Updated: Dec 26, 2018

Harvard Business Review once described the On-demand Executives such as CXOs & Co. partners as “Supertemps”.

Supertemps are growing in number, and we think they’re on the verge of changing how business works. In Europe, where onerous labor laws make it difficult and costly to fire anyone—thus discouraging companies from taking on permanent hires—temporary work is even better established than it is in the United States. The vast majority of this work is in the middle tier or below, but it is spreading fast in the high end.


Tom Staggs, who was the COO of the Walt Disney Company until 2016, mentioned in a Harvard Business Review article when he was Disney’s CFO that if companies knew they could bring on talent quickly and flexibly, they’d try more things. Being able to test a new business idea with a $500,000 “get it going fast and let’s see” model, rather than a fully drawn $5 million business plan with commitments to permanent staff, would ultimately enable them to find more promising opportunities. Sadana of SanDisk agrees. “If there is that capability to quickly tap into a pool of talent that you can trust is high quality, it would help the entire industry,” he says. “It would help the economy to have new ideas vetted at a faster pace and would increase the pace of innovation.”

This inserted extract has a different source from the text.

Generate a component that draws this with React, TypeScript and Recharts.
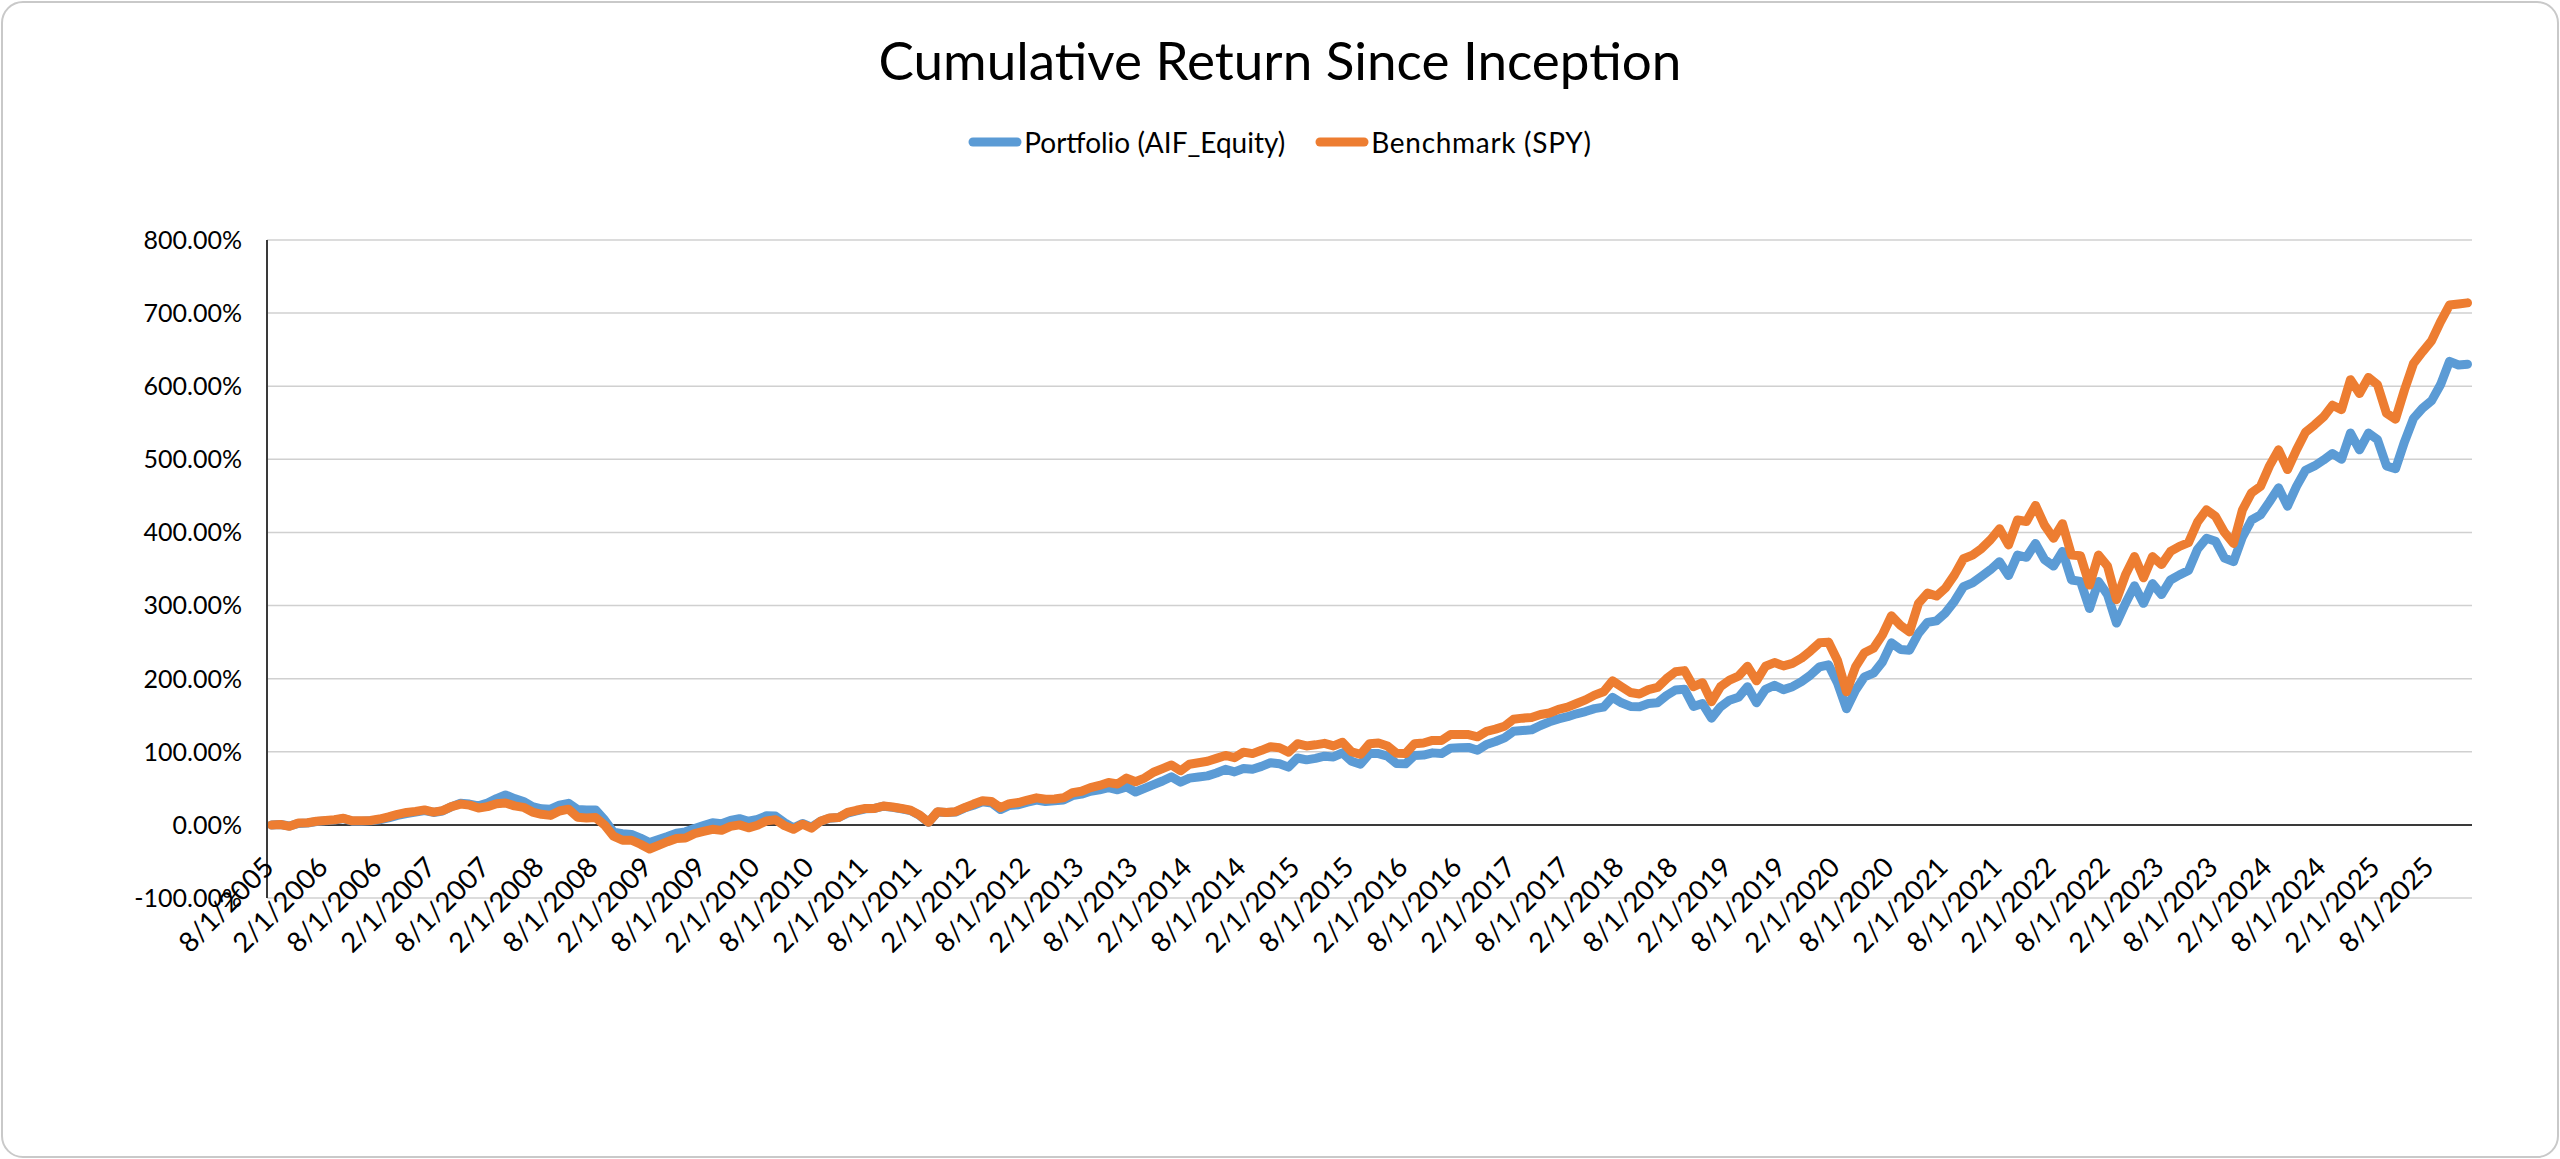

The article also mentions that the prevalence of lean management teams, the drive to cap costs, and the accelerating pace of change combine to make temporary solutions compelling. These new arrangements have also spread because the surge in outsourcing and consulting in recent years has accustomed managers to thinking about work, including high-end work, in modular ways. That means you can’t run a company or deal with sophisticated talent today without understanding the rise of supertemps.